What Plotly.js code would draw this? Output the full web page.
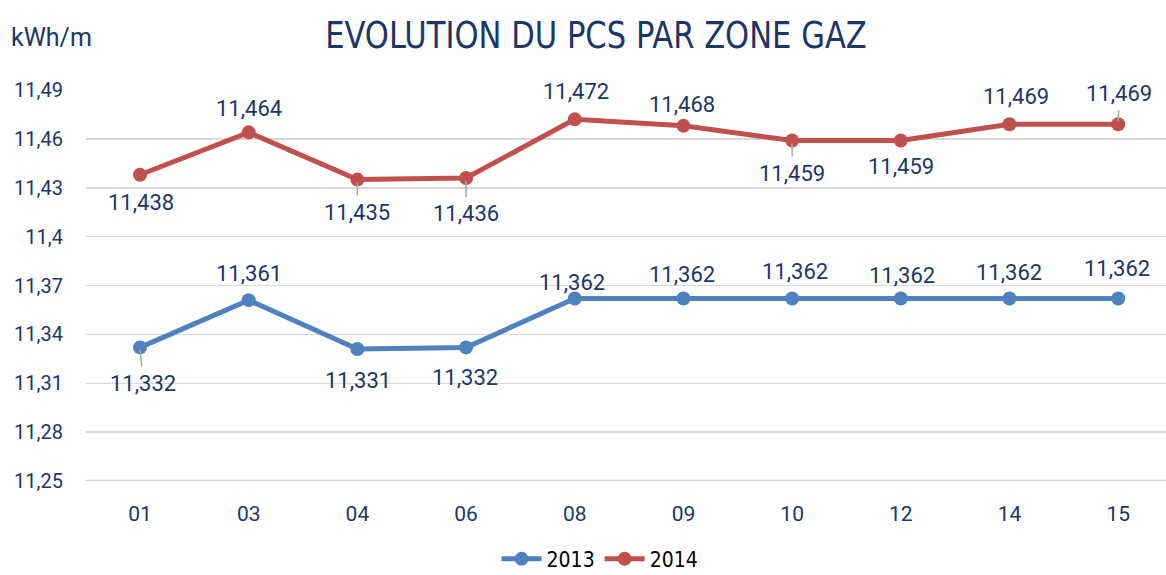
<!DOCTYPE html>
<html>
<head>
<meta charset="utf-8">
<script src="https://cdn.plot.ly/plotly-3.0.1.min.js"></script>
<style>
html,body{margin:0;padding:0;background:#fff;}
#chart{width:1166px;height:575px;}
#chart .gtitle{transform:scaleX(0.92);transform-box:fill-box;transform-origin:center;}
</style>
</head>
<body>
<div id="chart"></div>
<script>
// ---- data ----
const zones = ["01", "03", "04", "06", "08", "09", "10", "12", "14", "15"];
const values2013 = [11.332, 11.361, 11.331, 11.332, 11.362, 11.362, 11.362, 11.362, 11.362, 11.362];
const values2014 = [11.438, 11.464, 11.435, 11.436, 11.472, 11.468, 11.459, 11.459, 11.469, 11.469];
const yTickVals = [11.25, 11.28, 11.31, 11.34, 11.37, 11.40, 11.43, 11.46, 11.49];
const yTickText = ["11,25", "11,28", "11,31", "11,34", "11,37", "11,4", "11,43", "11,46", "11,49"];
const seriesNames = ["2013", "2014"];

// ---- label placement (pixel offsets, leader flag) ----
const off2013 = [[3,36,1],[0,-27,0],[1,31,0],[-1,30,0],[-3,-16,0],[-1,-24,0],[3,-27,0],[1,-23,0],[0,-26,0],[-1,-30,0]];
const off2014 = [[1,28,0],[0,-24,0],[0,33,1],[0,36,1],[1,-28,0],[-1,-21,0],[0,33,1],[0,26,0],[7,-28,0],[1,-31,1]];

const navy = "#1c3668";
const blue = "#4f81bd";
const red = "#c0504d";
const xIdx = zones.map((z, i) => i);

function fmt(v) { return v.toFixed(3).replace(".", ","); }

function labels(vals, offs) {
  return vals.map((v, i) => ({
    x: i, y: v, xref: "x", yref: "y",
    text: fmt(v),
    showarrow: true, arrowhead: 0, arrowwidth: 1.5, standoff: 3,
    arrowcolor: offs[i][2] ? "#a6a6a6" : "rgba(0,0,0,0)",
    ax: offs[i][0], ay: offs[i][1], borderpad: 4,
    font: {family: "Roboto, sans-serif", size: 22, color: navy}
  }));
}

const traces = [
  {x: xIdx, y: values2013, name: seriesNames[0], type: "scatter", mode: "lines+markers",
   line: {color: blue, width: 5}, marker: {color: blue, size: 14}},
  {x: xIdx, y: values2014, name: seriesNames[1], type: "scatter", mode: "lines+markers",
   line: {color: red, width: 5}, marker: {color: red, size: 14}}
];

const annotations = labels(values2013, off2013).concat(labels(values2014, off2014));
annotations.push({
  xref: "paper", yref: "paper", x: -0.0713, y: 1.1355, xanchor: "left", yanchor: "middle",
  text: "kWh/m", showarrow: false,
  font: {family: "Roboto, sans-serif", size: 25, color: navy}
});

const layout = {
  width: 1166, height: 575,
  margin: {l: 86, r: 0, t: 90, b: 94, autoexpand: false},
  paper_bgcolor: "#ffffff", plot_bgcolor: "#ffffff",
  separators: ", ",
  showlegend: true,
  title: {
    text: "EVOLUTION DU PCS PAR ZONE GAZ",
    xref: "container", yref: "container", x: 596/1166, xanchor: "center",
    y: 1 - 35/575, yanchor: "middle",
    font: {family: "'Liberation Sans Narrow', 'DejaVu Sans Condensed', sans-serif", size: 37, color: navy}
  },
  xaxis: {
    type: "linear", range: [-0.497, 9.44],
    tickvals: xIdx, ticktext: zones,
    showgrid: false, zeroline: false, showline: false,
    ticks: "", ticklabelstandoff: 18,
    tickfont: {family: "Roboto, sans-serif", size: 21, color: navy},
    fixedrange: true
  },
  yaxis: {
    range: [11.25, 11.49],
    tickvals: yTickVals, ticktext: yTickText,
    showgrid: true, gridcolor: "#d9d9d9", gridwidth: 1.5,
    zeroline: false, showline: false, ticks: "", ticklabelstandoff: 22,
    tickfont: {family: "Roboto, sans-serif", size: 20, color: navy},
    fixedrange: true
  },
  shapes: [{type: "line", xref: "paper", yref: "y", x0: 0, x1: 1, y0: 11.25, y1: 11.25,
            line: {color: "#d0d0d0", width: 2.5}, layer: "below"}],
  legend: {
    orientation: "h", x: 0.476, xanchor: "center", y: -0.2, yanchor: "middle",
    font: {family: "'Liberation Sans Narrow', 'DejaVu Sans Condensed', sans-serif", size: 21, color: "#000000"},
    itemwidth: 40, bgcolor: "rgba(0,0,0,0)"
  },
  annotations: annotations
};

Plotly.newPlot("chart", traces, layout, {displayModeBar: false, staticPlot: true});
</script>
</body>
</html>
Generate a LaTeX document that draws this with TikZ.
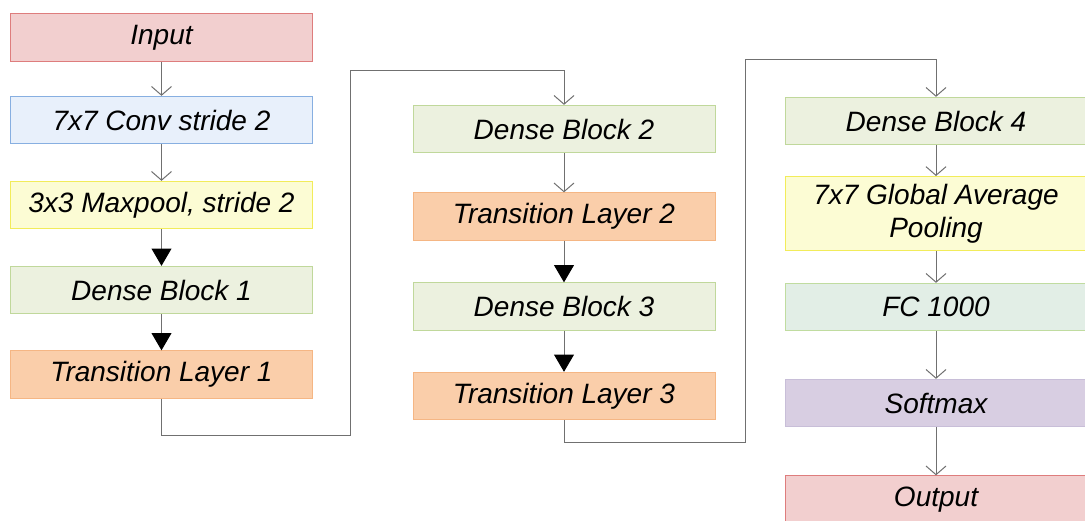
\documentclass[tikz,border=0pt]{standalone}
\usepackage{fontspec}
\setmainfont{Liberation Sans}
\usetikzlibrary{positioning,arrows.meta}

\definecolor{iofill}{RGB}{242,207,207}
\definecolor{ioline}{RGB}{222,125,125}
\definecolor{convfill}{RGB}{232,240,251}
\definecolor{convline}{RGB}{135,175,225}
\definecolor{poolfill}{RGB}{252,252,212}
\definecolor{poolline}{RGB}{242,236,90}
\definecolor{densefill}{RGB}{236,241,223}
\definecolor{denseline}{RGB}{192,216,155}
\definecolor{transfill}{RGB}{250,206,170}
\definecolor{transline}{RGB}{245,182,132}
\definecolor{fcfill}{RGB}{226,238,230}
\definecolor{fcline}{RGB}{192,220,160}
\definecolor{smfill}{RGB}{216,206,226}
\definecolor{smline}{RGB}{200,190,216}
\definecolor{linegray}{RGB}{112,112,112}

\begin{document}
\begin{tikzpicture}[
        x=0.75pt, y=-0.75pt,
        box/.style={draw, line width=0.75pt, minimum width=226.5pt, minimum height=35.5pt, inner sep=0pt, align=center, font=\fontsize{21}{25}\selectfont\itshape},
        io/.style={box, draw=ioline, fill=iofill},
        conv/.style={box, draw=convline, fill=convfill},
        pool/.style={box, draw=poolline, fill=poolfill},
        dense/.style={box, draw=denseline, fill=densefill},
        trans/.style={box, draw=transline, fill=transfill},
        fc/.style={box, draw=fcline, fill=fcfill},
        soft/.style={box, draw=smline, fill=smfill},
        flow/.style={draw=linegray, line width=0.75pt, -{Straight Barb[length=6.5pt, width=15pt]}},
        bigflow/.style={draw=linegray, line width=0.75pt, -{Triangle[length=13pt, width=15pt, color=black, fill=black]}}
    ]
        \useasboundingbox (0,0) rectangle (1085,521);

        % first column
        \node[io] (inp) at (161.5,37.5) {Input};
        \node[conv] (conv) at (161.5,120) {7x7 Conv stride 2};
        \node[pool] (maxp) at (161.5,205) {3x3 Maxpool, stride 2};
        \node[dense] (db1) at (161.5,290) {Dense Block 1};
        \node[trans] (tr1) at (161.5,374.5) {Transition Layer 1};

        % second column
        \node[dense] (db2) at (564,129) {Dense Block 2};
        \node[trans] (tr2) at (564,216.5) {Transition Layer 2};
        \node[dense] (db3) at (564,306.5) {Dense Block 3};
        \node[trans] (tr3) at (564,396) {Transition Layer 3};

        % third column
        \node[dense] (db4) at (936,121) {Dense Block 4};
        \node[pool, minimum height=55.5pt] (gap) at (936,213.5) {7x7 Global Average\\Pooling};
        \node[fc] (fc) at (936,307) {FC 1000};
        \node[soft] (sm) at (936,403) {Softmax};
        \node[io] (out) at (936,499.5) {Output};

        \coordinate (turn1) at (350,435.5);
        \coordinate (top1) at (350,70);
        \coordinate (turn2) at (745,442);
        \coordinate (top2) at (745,59);

        \draw[flow] (inp) -- (conv);
        \draw[flow] (conv) -- (maxp);
        \draw[bigflow] (maxp) -- (db1);
        \draw[bigflow] (db1) -- (tr1);
        \draw[flow] (tr1.south) |- (turn1) -- (top1) -| (db2.north);

        \draw[flow] (db2) -- (tr2);
        \draw[bigflow] (tr2) -- (db3);
        \draw[bigflow] (db3) -- (tr3);
        \draw[flow] (tr3.south) |- (turn2) -- (top2) -| (db4.north);

        \draw[flow] (db4) -- (gap);
        \draw[flow] (gap) -- (fc);
        \draw[flow] (fc) -- (sm);
        \draw[flow] (sm) -- (out);

    \end{tikzpicture}
\end{document}
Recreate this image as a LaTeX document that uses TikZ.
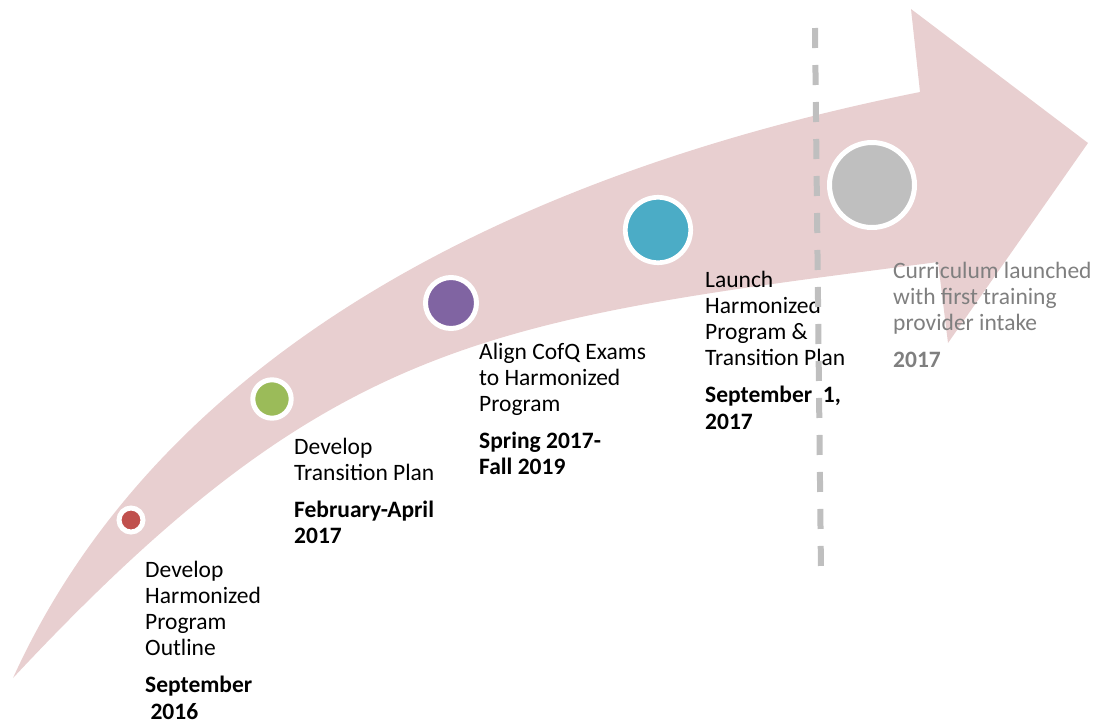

══════════════════════════════

Set problem = Find the lines above holding the word "that" and show them.

Response =
Generate a LaTeX document that draws this with TikZ.
Recreate this image as a LaTeX document that uses TikZ.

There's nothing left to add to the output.